|
Return to Newsletter Contents...
Reference Data Management: with Excel?
by: Sean Beal, Senior Consultant,
CRCP
Most reporting environments are a challenging mix of
ever-changing requirements, moving targets, and ad hoc requests.
It can be difficult to manage these challenges and respond in a way that
satisfies the needs of the end user and maintains the integrity of your
company’s data. A particularly
sticky area is that of reference data management.
The Set Up
What is ‘reference data’?
Well, that depends on who you ask!
Often it means that kind of data that is sometimes referred to as ‘lookup
data’ or ‘domain data’. This is the
data that categorizes other data. Some common examples of this might include
country, state, and county codes, gender codes, or transaction codes.

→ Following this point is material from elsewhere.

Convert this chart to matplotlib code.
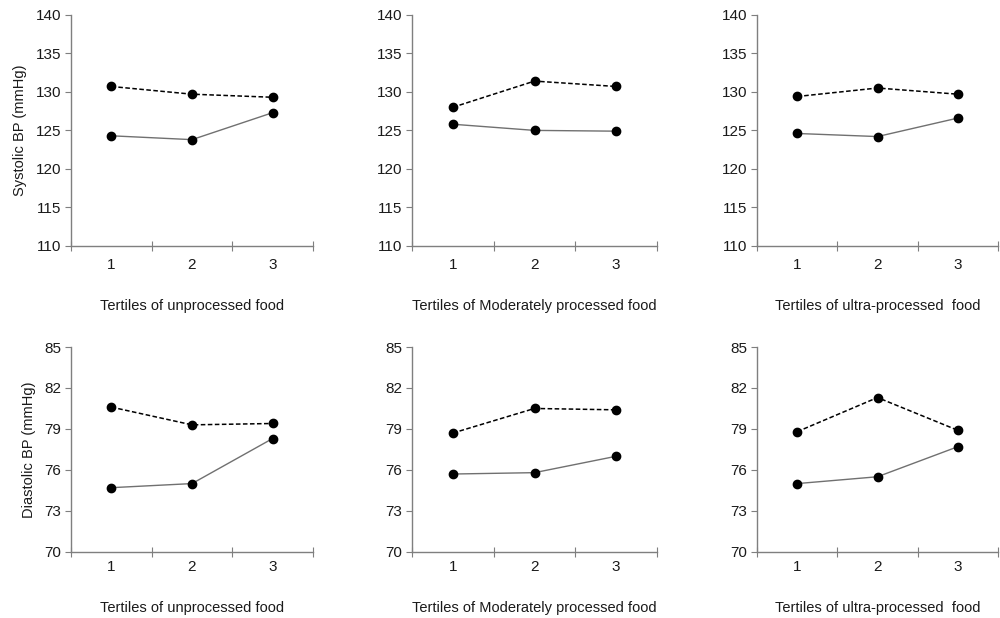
import matplotlib
matplotlib.use("Agg")
import matplotlib.pyplot as plt

plt.rcParams['font.family'] = ['Liberation Sans', 'DejaVu Sans']

tertiles = [1, 2, 3]
food_labels = ["Tertiles of unprocessed food",
               "Tertiles of Moderately processed food",
               "Tertiles of ultra-processed  food"]

# systolic BP, dashed and solid series per food group
sys_dashed = [[130.7, 129.7, 129.3], [128.0, 131.4, 130.7], [129.4, 130.5, 129.7]]
sys_solid = [[124.3, 123.8, 127.3], [125.8, 125.0, 124.9], [124.6, 124.2, 126.6]]
sys_ticks = [110, 115, 120, 125, 130, 135, 140]

# diastolic BP
dia_dashed = [[80.6, 79.3, 79.4], [78.7, 80.5, 80.4], [78.8, 81.3, 78.9]]
dia_solid = [[74.7, 75.0, 78.3], [75.7, 75.8, 77.0], [75.0, 75.5, 77.7]]
dia_ticks = [70, 73, 76, 79, 82, 85]

fig = plt.figure(figsize=(10, 6.18), dpi=100)

lefts = [0.071, 0.412, 0.757]
widths = [0.242, 0.245, 0.241]
rows = [(0.602, 0.374, sys_dashed, sys_solid, sys_ticks, "Systolic BP (mmHg)", 9, 19),
        (0.107, 0.3315, dia_dashed, dia_solid, dia_ticks, "Diastolic BP (mmHg)", 6, 19)]

axis_col = "#7f7f7f"
txt_col = "#1a1a1a"
fs = 11

for bottom, height, dashed, solid, yticks, ylab, tpad, lpad in rows:
    for j in range(3):
        ax = fig.add_axes([lefts[j], bottom, widths[j], height])
        ax.plot(tertiles, solid[j], color="#707070", lw=1.0, marker="o",
                markersize=6, markerfacecolor="black", markeredgecolor="black",
                clip_on=False)
        ax.plot(tertiles, dashed[j], color="black", lw=1.1, ls=(0, (3, 1.6)),
                marker="o", markersize=6, markerfacecolor="black",
                markeredgecolor="black", clip_on=False)
        ax.set_xlim(0.5, 3.5)
        ax.set_ylim(yticks[0], yticks[-1])
        ax.set_yticks(yticks)
        ax.set_xticks([0.5, 1.5, 2.5, 3.5])
        ax.set_xticklabels([])
        ax.set_xticks(tertiles, minor=True)
        ax.set_xticklabels([str(t) for t in tertiles], minor=True)
        ax.tick_params(axis="x", which="minor", length=0, pad=tpad,
                       labelsize=fs, labelcolor=txt_col)
        ax.tick_params(axis="x", which="major", direction="inout", length=7,
                       color=axis_col)
        ax.tick_params(axis="y", direction="out", length=4, color=axis_col,
                       labelsize=fs, labelcolor=txt_col, pad=3)
        for s in ["top", "right"]:
            ax.spines[s].set_visible(False)
        for s in ["left", "bottom"]:
            ax.spines[s].set_color(axis_col)
            ax.spines[s].set_linewidth(1.0)
        ax.set_xlabel(food_labels[j], fontsize=10.5, color=txt_col, labelpad=lpad)
        if j == 0:
            ax.set_ylabel(ylab, fontsize=10.5, color=txt_col, labelpad=6)

fig.savefig("out.png", dpi=100)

When these examples are implemented in an ODS (Operational Data Store) or
Data Warehouse, they typically have a common structure that includes a single
primary key and a description field.
They also typically have a slow rate of change.
However, there is also that type of reference data that
describes the manner in which a business (or some portion of the business) is
managed or conducted. Examples of
this could include state tax rate tables used when generating payroll, or
commission calculation matrixes. These
examples don’t have a common structure, and can change rapidly, making them
difficult to manage.
So how can we handle this rapidly changing, variably
structured reference data? One
common way would be to purchase or develop custom software to allow the owners
of the data to enter and update the data as they please.
This data could then be extracted and integrated into the ODS or Data
Warehouse. In a perfect world (one
with unlimited budgets and fixed requirements), this would work…well, perfectly.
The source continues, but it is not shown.